The Pugachev events show how such
“an authoritarian de-federalization” could occur, Storch argues, all the more
so because “the murder of Mardhanov was only the occasion for the protest”
rather than its real cause which was opular anger about the inability of the
authorities to provide adequate living conditions.
The events in Pugachev are “much closer to a
popular revolution” than were the Bolotnoye demonstrations. Unlike the latter, the Pugachev rising was
spontaneous and reflected feelings in the depths of the population. Much more important, Pugachev was not a
middle class enterprise but something that reflects the real demographic face
of the country.
So far, Pugachev has been a series
of protests and demonstrations, but it is easy to imagine how it could turn
into a revolutionary situation, Storch says.
If an angry crowd confronts a group of policemen who are suffering the
same waya the protesters are, the situation could lead either to a bloody clash
or worse the police going over to the side of the people.
In this way, the new Russian
revolution “will begin according to the scenario of [1905’s] Bloody Sunday and
end like the post-August 1991] putsch with its flight of republics out of the
USSR.”
“The disintegration of Russia
appears to be a more than realistic outcome of a revolution especially because
it already began a long time ago,” with the collapse of the Soviet Union. That
was “its first phase, because with the exception of the Baltics and the
Trans-Caucasus, the territories which separated were part of the Russian [world]
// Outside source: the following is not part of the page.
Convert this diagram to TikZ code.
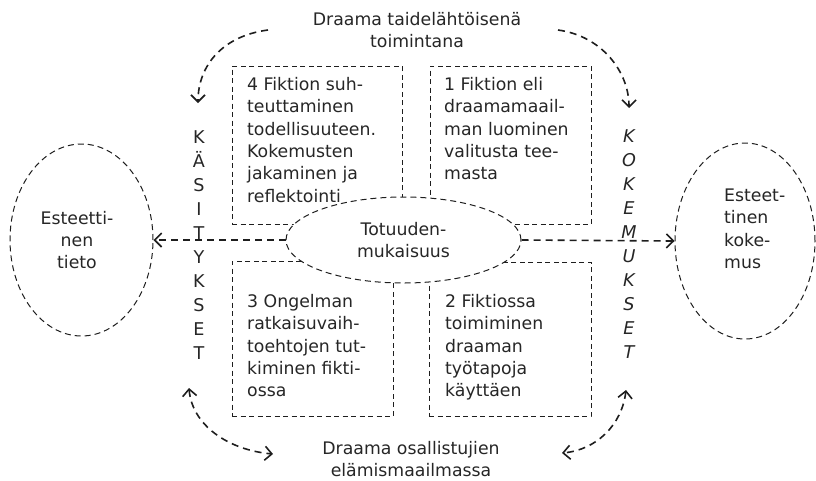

… or historically close to it.”
And “present-day Russia,” Storch argues,
“despite its name was and remains a downsized variant of the Soviet Union; that
is, not a federation but an empire with a presidential form of administration.”
It is falling apart and will continue to do so possibly all at once or possibly
“over the course of several years as was the case with the collapse of
Yugoslavia.”
In place of the Russian Federation,
he suggests, “several dozen new states” – he suggested “about 30” – will appear,
“connected by the principle of collective security and in the political arena
[with] 30 little Putins instead of one.” It could happen, however, that in some
regions, “good sense will triumph” and the regimes will be better than that.
And there is a powerful reason for
assuming that will be the case: “to create an effective, democratic, and
non-corrupt system on a small territory is much simpler than on one which
occupies a seventh of the earth’s land surface.” That is the lesson of what has
happened in the Baltic countries, Poland and Finland.
But at the same time, there is the
danger that this process of disintegration will feature at lest in some places “armed
conflicts, ethnic purges and the establishment of local authoritarian regimes.” That mixed picture is the case in the
post-Soviet states, and it thus likely to be the case in the post-Russian ones
as well.
Putin’s unwillingness to address the
problems Russia faces and his blocking of any democratic means of succession ensures
“the regime will be replaced by revolution,” and “one of the results of the
revolutionary transformations will be the partial or complete defederalization”
as a result of “dissatisfaction with the extraordinary centralization” of the
Putinist state.
What is most likely, Storch
concludes, is that “defederaliation as was the case with the disintegration fot
he Soviet Union will be carried out from above by regionl elites without any
taking into account of the opinion of the electorate” and that this in the
future “will generate new social tensions across the Russian space.”